- [TASK] Include the line with "const zeroLift = (GRID_HEIGHT" and every line before it in the entries below, echoed exactly, but not the pictures.

- [ENTRIES SUPPLIED]
----------

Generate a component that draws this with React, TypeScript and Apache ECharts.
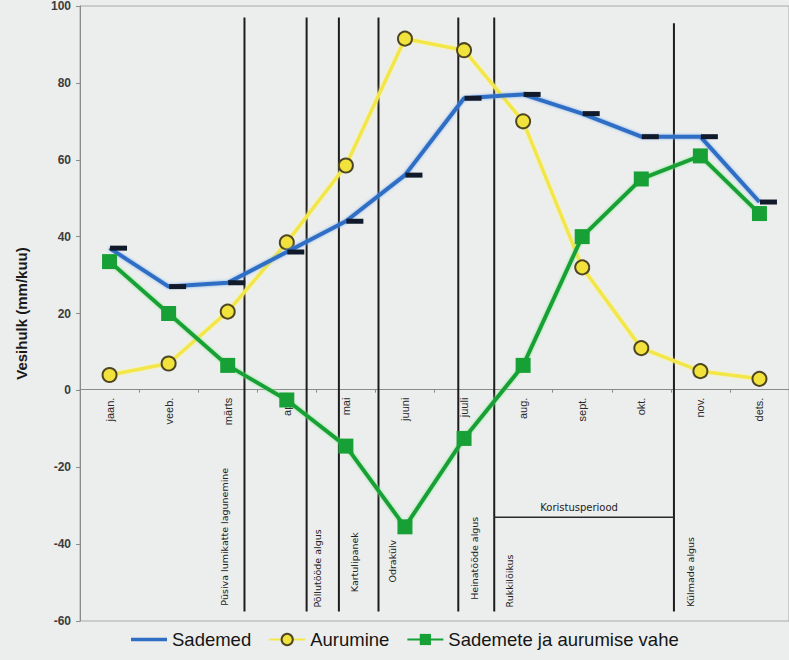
import { useEffect, useRef } from "react";
import * as echarts from "echarts";

// Monthly water balance (mm per month)
const months = ["jaan.", "veeb.", "märts", "apr.", "mai", "juuni", "juuli", "aug.", "sept.", "okt.", "nov.", "dets."];
const sademed = [37, 27, 28, 36, 44, 56, 76, 77, 72, 66, 66, 49];
const aurumine = [4, 7, 20.5, 38.5, 58.5, 91.5, 88.5, 70, 32, 11, 5, 3];
const vahe = [33.5, 20, 6.5, -2.5, -14.5, -35.5, -12.5, 6.5, 40, 55, 61, 46];

const seriesNames = ["Sademed", "Aurumine", "Sademete ja aurumise vahe"];
const yName = "Vesihulk (mm/kuu)";
const Y_MIN = -60;
const Y_MAX = 100;

// Farming calendar events, placed by fractional month index
const events = [
  "Püsiva lumikatte lagunemine",
  "Põllutööde algus",
  "Kartulipanek",
  "Odrakülv",
  "Heinatööde algus",
  "Rukkilõikus",
  "Külmade algus",
];
const eventMonth = [2.2, 3.22, 3.75, 4.4, 5.71, 6.3, 9.25];
const harvestLabel = "Koristusperiood";

const GRID_LEFT = 80;
const GRID_TOP = 4;
const GRID_WIDTH = 731;
const GRID_HEIGHT = 617;

const BLUE = "#2e6ec4";

export default function App() {
  const ref = useRef<HTMLDivElement>(null);

  useEffect(() => {
    if (!ref.current) return;
    const chart = echarts.init(ref.current, null, { renderer: "svg" });
    const font = "'Liberation Sans', Arial, sans-serif";
    // distance from the plot bottom up to the zero line, where the month axis sits
    const zeroLift = (GRID_HEIGHT * (0 - Y_MIN)) / (Y_MAX - Y_MIN);

    chart.setOption({
      animation: false,
      backgroundColor: "#eceeed",
      textStyle: { fontFamily: font },
      grid: {
        left: GRID_LEFT,
        top: GRID_TOP,
        width: GRID_WIDTH,
        height: GRID_HEIGHT,
        show: true,
        borderColor: "#a8aaaa",
        borderWidth: 1,
        backgroundColor: "transparent",
      },
      legend: {
        bottom: 6,
        left: 126,
        itemWidth: 36,
        itemHeight: 14,
        itemGap: 17,
        textStyle: { fontSize: 18.5, color: "#151515", fontFamily: font },
        data: [
          { name: seriesNames[0], icon: "path://M0,0h40v4h-40z", itemStyle: { color: BLUE } },
          { name: seriesNames[1] },
          { name: seriesNames[2] },
        ],
      },
      xAxis: {
        type: "category",
        data: months,
        boundaryGap: true,
        position: "bottom",
        offset: -zeroLift,
        axisLine: { onZero: false, lineStyle: { color: "#8a8c8c", width: 1 } },
        axisTick: { show: true, length: 3, lineStyle: { color: "#8a8c8c" } },
        axisLabel: { rotate: 90, fontSize: 11, color: "#2a2a2a", margin: 8, interval: 0 },
        splitLine: { show: false },
      },
      yAxis: {
        type: "value",
        min: Y_MIN,
        max: Y_MAX,
        interval: 20,
        name: yName,
        nameLocation: "middle",
        nameGap: 51,
        nameTextStyle: { fontSize: 15, fontWeight: "bold", color: "#1a1a1a" },
        axisLine: { show: true, onZero: false, lineStyle: { color: "#8a8c8c" } },
        axisTick: { show: true, length: 4, lineStyle: { color: "#8a8c8c" } },
        axisLabel: { fontSize: 12, fontWeight: "bold", color: "#3c3c3c", margin: 9 },
        splitLine: { show: false },
      },
      series: [
        {
          name: seriesNames[0],
          type: "line",
          data: sademed,
          z: 3,
          symbol: "rect",
          symbolSize: [17, 5],
          symbolOffset: [9, 0],
          itemStyle: { color: "#111a2a" },
          lineStyle: {
            color: BLUE,
            width: 4,
            shadowColor: "rgba(120,170,235,0.9)",
            shadowBlur: 3,
          },
        },
        {
          name: seriesNames[1],
          type: "line",
          data: aurumine,
          z: 2,
          symbol: "circle",
          symbolSize: 14,
          itemStyle: { color: "#f1e23c", borderColor: "#4e4622", borderWidth: 2 },
          lineStyle: {
            color: "#f3e64a",
            width: 3.5,
            shadowColor: "rgba(250,245,150,0.9)",
            shadowBlur: 3,
          },
        },
        {
          name: seriesNames[2],
          type: "line",
          data: vahe,
          z: 4,
          symbol: "rect",
          symbolSize: 15,
          itemStyle: { color: "#17a035" },
          lineStyle: {
            color: "#17a035",
            width: 4,
            shadowColor: "rgba(130,230,140,0.95)",
            shadowBlur: 3,
          },
        },
      ],
    });

    // Calendar annotation lines and texts
    const band = GRID_WIDTH / months.length;
    const px = (m: number) => GRID_LEFT + (m + 0.5) * band;
    const py = (v: number) => chart.convertToPixel({ yAxisIndex: 0 }, v) as number;
    const textOffset = [-20, 11, 16, 14, 16, 15, 17];
    const textBottom = [-56, -56.5, -52.5, -50, -54.5, -56.5, -56.3];
    const lineTop = py(97);
    const lineBottom = py(-57.5);
    const graphics: any[] = [];
    eventMonth.forEach((m, i) => {
      const x = px(m);
      graphics.push({
        type: "line",
        shape: { x1: x, y1: i === 6 ? py(95.5) : lineTop, x2: x, y2: lineBottom },
        style: { stroke: "#1c1c1c", lineWidth: 2 },
        z: 1,
      });
      graphics.push({
        type: "text",
        x: x + textOffset[i],
        y: py(textBottom[i]),
        rotation: Math.PI / 2,
        style: {
          text: events[i],
          fontSize: 9.5,
          fontFamily: "'DejaVu Sans', sans-serif",
          fill: "#222",
          textAlign: "left",
          textVerticalAlign: "middle",
        },
        z: 5,
      });
    });
    const hx1 = px(eventMonth[5]);
    const hx2 = px(eventMonth[6]);
    graphics.push({
      type: "line",
      shape: { x1: hx1, y1: py(-33), x2: hx2, y2: py(-33) },
      style: { stroke: "#2a2a2a", lineWidth: 1.5 },
      z: 1,
    });
    graphics.push({
      type: "text",
      x: (hx1 + hx2) / 2 - 5,
      y: py(-30.5),
      style: {
        text: harvestLabel,
        fontSize: 10,
        fontFamily: "'DejaVu Sans', sans-serif",
        fill: "#222",
        textAlign: "center",
        textVerticalAlign: "middle",
      },
      z: 5,
    });
    chart.setOption({ graphic: graphics });

    return () => chart.dispose();
  }, []);

  return (
    <div
      ref={ref}
      style={{ position: "fixed", left: 0, top: 0, width: 789, height: 660, overflow: "hidden" }}
    />
  );
}
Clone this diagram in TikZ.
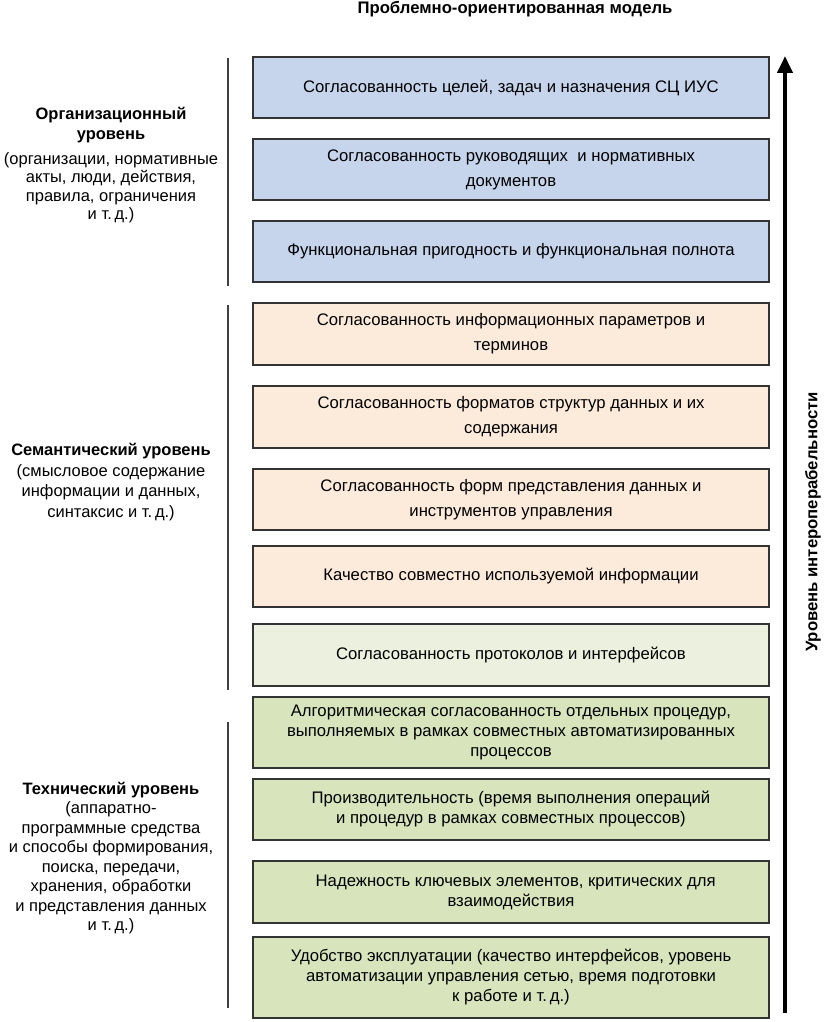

----------

- [RESULT FOR THIS TASK]
Generate a component that draws this with React, TypeScript and Apache ECharts.
import { useEffect, useRef } from "react";
import * as echarts from "echarts";

// Monthly water balance (mm per month)
const months = ["jaan.", "veeb.", "märts", "apr.", "mai", "juuni", "juuli", "aug.", "sept.", "okt.", "nov.", "dets."];
const sademed = [37, 27, 28, 36, 44, 56, 76, 77, 72, 66, 66, 49];
const aurumine = [4, 7, 20.5, 38.5, 58.5, 91.5, 88.5, 70, 32, 11, 5, 3];
const vahe = [33.5, 20, 6.5, -2.5, -14.5, -35.5, -12.5, 6.5, 40, 55, 61, 46];

const seriesNames = ["Sademed", "Aurumine", "Sademete ja aurumise vahe"];
const yName = "Vesihulk (mm/kuu)";
const Y_MIN = -60;
const Y_MAX = 100;

// Farming calendar events, placed by fractional month index
const events = [
  "Püsiva lumikatte lagunemine",
  "Põllutööde algus",
  "Kartulipanek",
  "Odrakülv",
  "Heinatööde algus",
  "Rukkilõikus",
  "Külmade algus",
];
const eventMonth = [2.2, 3.22, 3.75, 4.4, 5.71, 6.3, 9.25];
const harvestLabel = "Koristusperiood";

const GRID_LEFT = 80;
const GRID_TOP = 4;
const GRID_WIDTH = 731;
const GRID_HEIGHT = 617;

const BLUE = "#2e6ec4";

export default function App() {
  const ref = useRef<HTMLDivElement>(null);

  useEffect(() => {
    if (!ref.current) return;
    const chart = echarts.init(ref.current, null, { renderer: "svg" });
    const font = "'Liberation Sans', Arial, sans-serif";
    // distance from the plot bottom up to the zero line, where the month axis sits
    const zeroLift = (GRID_HEIGHT * (0 - Y_MIN)) / (Y_MAX - Y_MIN);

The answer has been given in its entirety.